For its contrasting landscapes, the district of Baza and its municipalities have become one of the most popular destinations for lovers of adventure sports and active tourism. The natural scenery includes the Sierra de Baza Natural Park, a protected area of great ecological importance, the huge reservoir of El Negratin, the Rivel Castril, and the high peak of the Cerro Jabalcón, which offers breathtaking views of the surrounding area.

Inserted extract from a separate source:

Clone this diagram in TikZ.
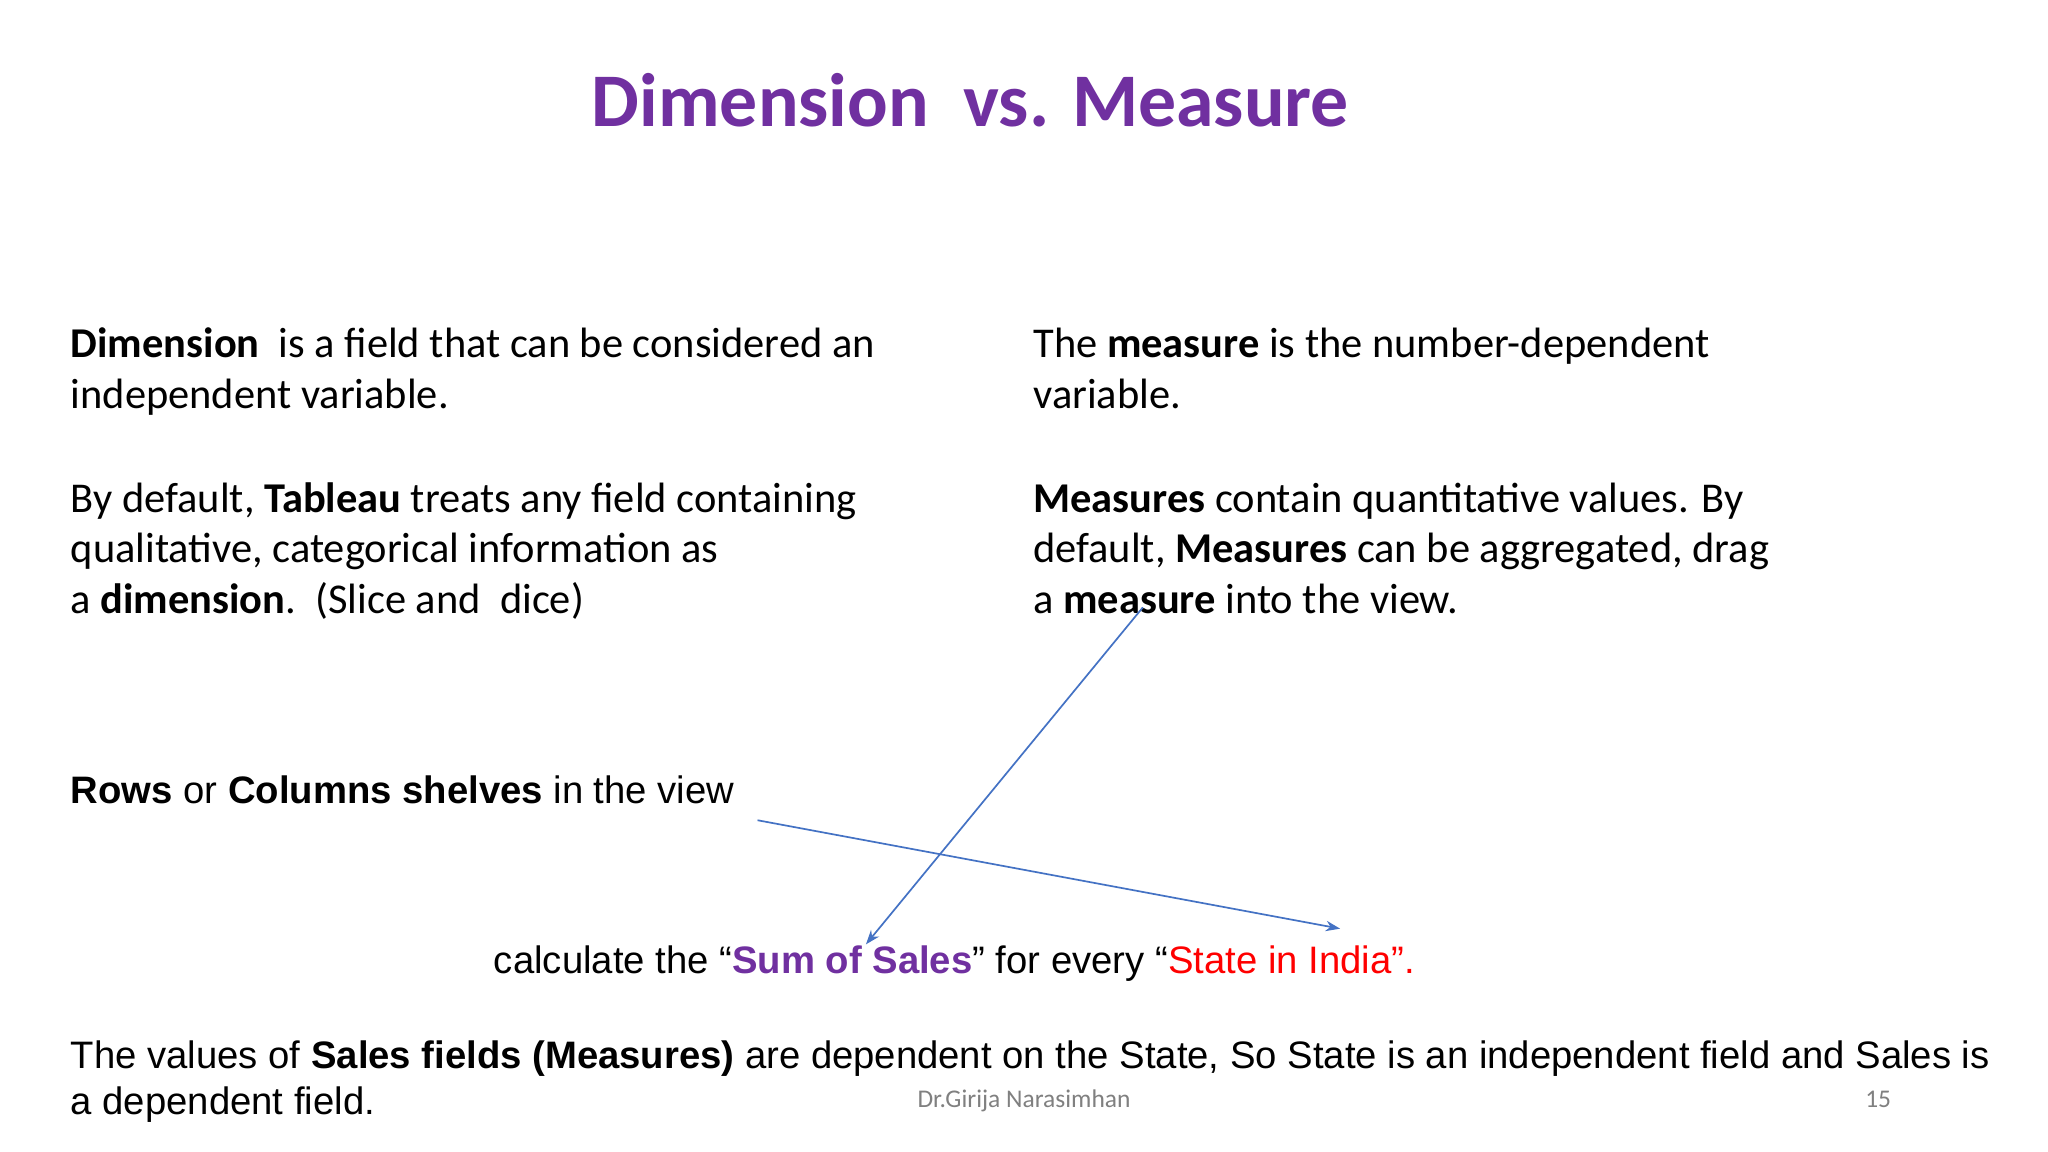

The history of the Baza district dates back to the early Neolithic period, and since then it has been populated by a succession of different cultures and peoples (Iberians, Romans, Visigoths, Arabs, etc.). Baza’s Archaeological museum houses some important remains of those civilizations, such as the Dama de Baza, a sculpture used as a funerary urn, and the Warrior’s Torso. During the muslim period, the city regained its former importance, and the present layout of the municipalities was developed. Dating from this period are the remains of the Moorish Alcazaba (fortress) and the La Marzuela Arab Baths, which are considered to be some of the best preserved in Spain. We can still find the true flavour of the Islamic past in the narrow alleyways of the Barrio de Santiago, the old Jewish quarter. After the conquest by the Catholic Monarchs in the XVth century, many churches, shrines and palaces were built over mosques and buildings. Some of the finest examples of buildings from this period are the Cathedral Church of La Encarnación, from the 16th century, which features a combination of baroque, gothic and renaissance styles, the 16th century Palace of Los Enríquez, and the Old Slaughterhouses, dating from the 16th century too.